## INSTRUCTION
Below are the records. Gather each line that holds "this".

Entries with chart source code
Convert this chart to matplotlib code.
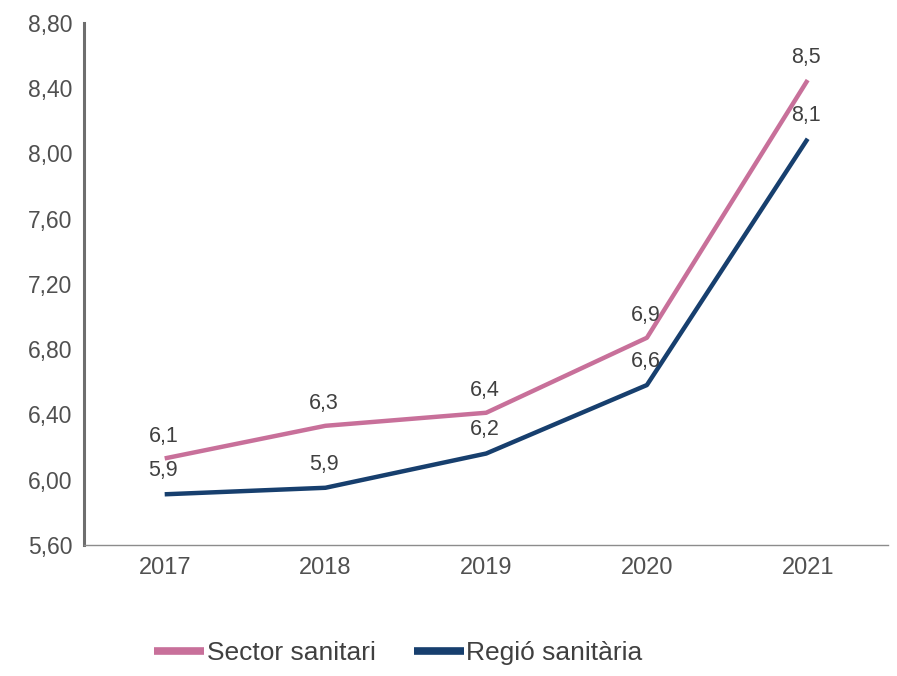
import matplotlib
matplotlib.use("Agg")
import matplotlib.pyplot as plt
from matplotlib.ticker import FuncFormatter

plt.rcParams['font.family'] = ['Liberation Sans', 'DejaVu Sans']

years = ['2017', '2018', '2019', '2020', '2021']
sector = [6.13, 6.33, 6.41, 6.87, 8.45]
regio = [5.91, 5.95, 6.16, 6.58, 8.09]
sector_labels = ['6,1', '6,3', '6,4', '6,9', '8,5']
regio_labels = ['5,9', '5,9', '6,2', '6,6', '8,1']

pink = '#c8709a'
blue = '#173f6e'
txt = '#404040'

fig = plt.figure(figsize=(8.97, 6.76), dpi=100)
ax = fig.add_axes([0.094, 0.194, 0.896, 0.772])

x = range(len(years))
l1, = ax.plot(x, sector, color=pink, lw=3.2, label='Sector sanitari', solid_capstyle='butt')
l2, = ax.plot(x, regio, color=blue, lw=3.2, label='Regió sanitària', solid_capstyle='butt')

for xi, v, s in zip(x, sector, sector_labels):
    ax.annotate(s, (xi, v), xytext=(-1, 16), textcoords='offset points',
                ha='center', va='center', fontsize=15.5, color=txt)
for xi, v, s in zip(x, regio, regio_labels):
    ax.annotate(s, (xi, v), xytext=(-1, 17), textcoords='offset points',
                ha='center', va='center', fontsize=15.5, color=txt)

ax.set_xlim(-0.5, 4.5)
ax.set_ylim(5.6, 8.8)
ax.set_yticks([5.6, 6.0, 6.4, 6.8, 7.2, 7.6, 8.0, 8.4, 8.8])
ax.yaxis.set_major_formatter(FuncFormatter(lambda v, p: f'{v:.2f}'.replace('.', ',')))
ax.set_xticks(list(x))
ax.set_xticklabels(years)
ax.tick_params(length=0, labelsize=17, colors='#505050', pad=8.5)
ax.tick_params(axis='y', labelsize=16.5, pad=8.5)

for s in ['top', 'right']:
    ax.spines[s].set_visible(False)
ax.spines['left'].set_color('#6e6e6e')
ax.spines['left'].set_linewidth(2.2)
ax.spines['bottom'].set_color('#8c8c8c')
ax.spines['bottom'].set_linewidth(1.0)

fig.legend(handles=[l1, l2], loc='center', bbox_to_anchor=(0.444, 0.034), ncol=2,
           frameon=False, fontsize=19, handlelength=1.9, handletextpad=0.1,
           columnspacing=1.45, labelcolor=txt)
for h in fig.legends[0].legend_handles:
    h.set_linewidth(5.5)

fig.savefig('out.png', dpi=100)
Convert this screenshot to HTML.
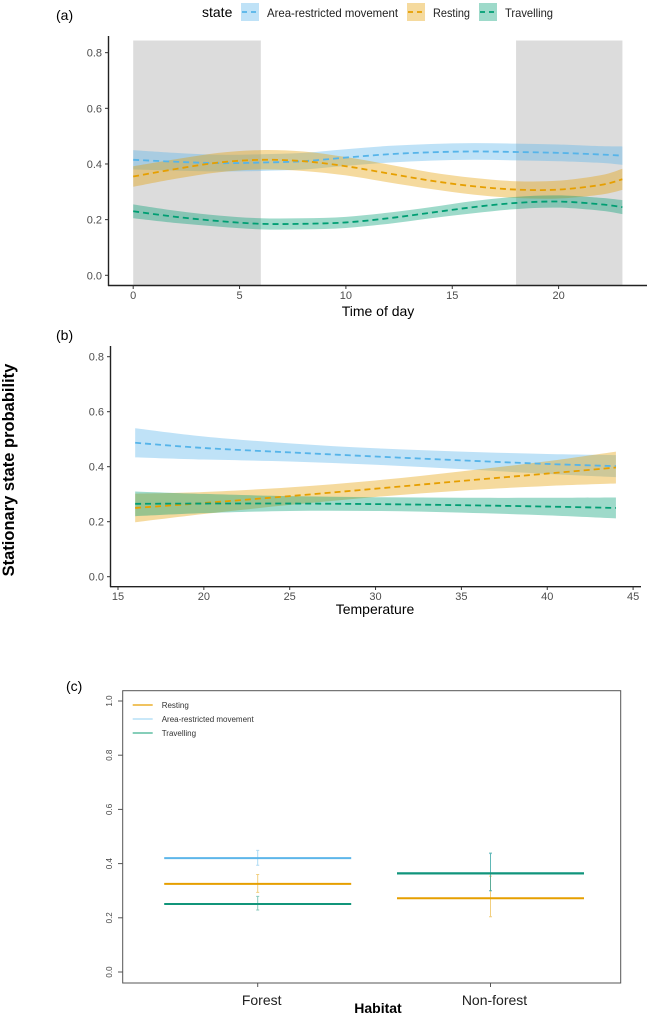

## ANSWER TO THE EXERCISE
Convert this chart to matplotlib code.
Convert this screenshot to HTML.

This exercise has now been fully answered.